Kevin Rudd and Barack Obama – both cerebral centrists with a deep interest in world affairs – were said to have a strong personal rapport.

A centrist? This is a blatant, biased lie. Nobody honest can say that the President is or ever was a centrist. A reminder of Candidate Obamessiah:

“I think when you spread the wealth around, it’s good for everybody.” (at 4:41 in)

These are not the words of a centrist. The same Candidate also told ACORN that the group would shape His agenda, This is not the behavior of a centrist.

A centrist candidate would not join in the SEIU chant and celebrate union power. That’s from the Left. The President’s very close ties to SEIU and union powerbrokers is not the behavior of a centrist. Unless we’re supposed to believe now that Ed Miliband and Ed Balls are centrist?

Back when He was a State Senator in Illinois, He complained openly that the Supreme Court didn’t advocate wealth redistribution:

“Maybe I’m showing my bias here as a legislator as well as a law professor. But, I’m not optimistic about bringing major redistributive change through the courts. The institution just isn’t structured that way.”

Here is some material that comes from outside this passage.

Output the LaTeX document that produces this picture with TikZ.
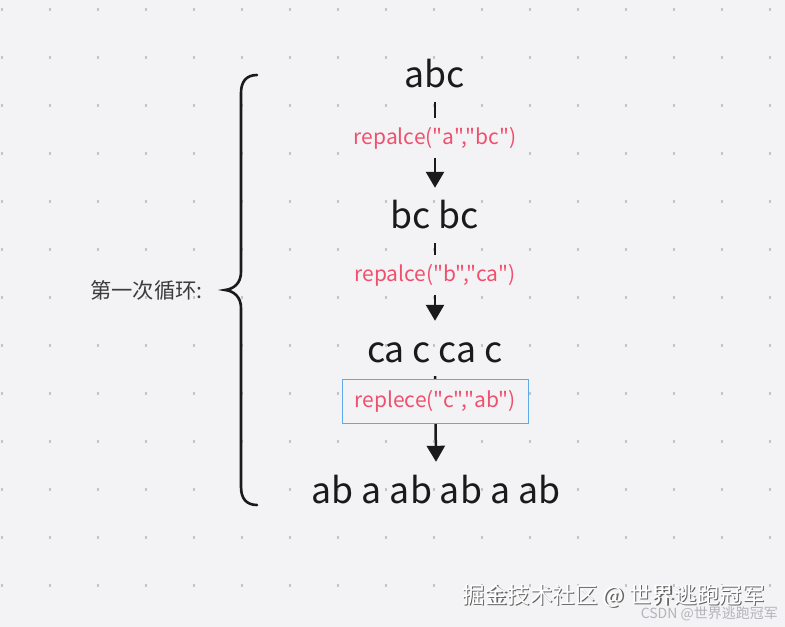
\documentclass[tikz,border=0pt]{standalone}
\usepackage{fontspec}
\newfontfamily\cjk{Noto Sans CJK SC}
\usetikzlibrary{arrows.meta}
\definecolor{bg}{RGB}{243,243,245}
\definecolor{dotc}{RGB}{195,195,200}
\definecolor{ink}{RGB}{26,26,26}
\definecolor{redl}{RGB}{240,80,110}
\definecolor{bluebox}{RGB}{95,170,235}
\definecolor{wmshadow}{RGB}{100,100,100}
\definecolor{wmlight}{RGB}{180,180,184}
\tikzset{
  word/.style={inner sep=0pt, text height=41bp, text depth=14bp, anchor=base,
    text=ink, font=\cjk\fontsize{35.6bp}{42bp}\selectfont},
  conn/.style={draw=ink, line width=2.5bp, -{Triangle[width=18bp,length=16bp]}},
  oplabel/.style={fill=bg, inner xsep=2bp, inner ysep=9bp, text=redl,
    font=\cjk\fontsize{21bp}{25bp}\selectfont},
  opbox/.style={oplabel, draw=bluebox, line width=1bp, minimum width=186bp, minimum height=44bp},
  bracestyle/.style={draw=ink, line width=2.6bp, line cap=round},
  sidelabel/.style={text=ink!85, font=\cjk\fontsize{21.3bp}{25bp}\selectfont, inner sep=0pt},
  wmfont/.style={inner sep=0pt, font=\cjk\fontsize{22.6bp}{26bp}\selectfont},
}
\begin{document}
\begin{tikzpicture}[x=1bp,y=-1bp]
\fill[bg] (0,0) rectangle (785,627);
\useasboundingbox (0,0) rectangle (785,627);
% dot grid
\foreach \i in {0,...,16}{
  \foreach \j in {0,...,12}{
    \fill[dotc] ({2+48*\i-1.2},{9.5+48*\j-1.2}) rectangle ++(2.4,2.4);
  }
}
% words
\node[word] (w1) at (435,88) {abc};
\node[word] (w2) at (435,229) {bc bc};
\node[word] (w3) at (435,362) {ca c ca c};
\node[word] (w4) at (436,503) {ab a ab ab a ab};
% connectors
\draw[conn] (w1.south) -- node[pos=0.42, oplabel] (l1) {repalce("a","bc")} (w2.north);
\draw[conn] (w2.south) -- node[pos=0.41, oplabel] (l2) {repalce("b","ca")} (w3.north);
\draw[conn] (w3.south) -- node[pos=0.29, opbox] (l3) {replece("c","ab")} (w4.north);
% brace
\draw[bracestyle] (257,75) .. controls (246,75) and (241,82) .. (241,93)
  -- (241,272) .. controls (241,283) and (234,289) .. (225,290)
  .. controls (234,291) and (241,297) .. (241,308)
  -- (241,487) .. controls (241,498) and (246,505) .. (257,505);
\node[sidelabel, anchor=east] (side) at (203,290) {第一次循环:};
% watermark
\node[wmfont, anchor=base west, text=wmshadow] (wmS) at (463.2,604.2) {掘金技术社区 @ 世界逃跑冠军};
\node[wmfont, anchor=base west, text=white] (wm) at (462,603) {掘金技术社区 @ 世界逃跑冠军};
\node[anchor=base east, inner sep=0pt, text=wmlight, font=\cjk\fontsize{14bp}{16bp}\selectfont] (csdn) at (778,618) {CSDN @世界逃跑冠军};
\end{tikzpicture}
\end{document}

These are not the words of a centrist.

Anita Dunn, a top campaign adviser and White House Communications Director Anita Dunn stated openly that her favorite political philosophers were Mao Tse-Tung and Mother Theresa. A centrist would never have such a far-Left ideologue in His inner circle.

As President, He hasn’t governed as a centrist. Far from it, in fact. Nationalized health care – “ObamaCare” – is not a centrist idea: it’s a Socialist concept. It may be mainstream in Britain and Europe, but it’s an idea of the Left.

His “cap-and-trade” policy of favoring corporations who engage in approved behavior is known as “corporatism”, which is a fixture of Socialist governing. The way the President has attacked Republicans for the past two years is not the behavior of a centrist.

I could go on and on, but suffice to say that Katie Connolly has no credibility as an honest newsbroker. Don’t trust her, and don’t trust the BBC on US issues.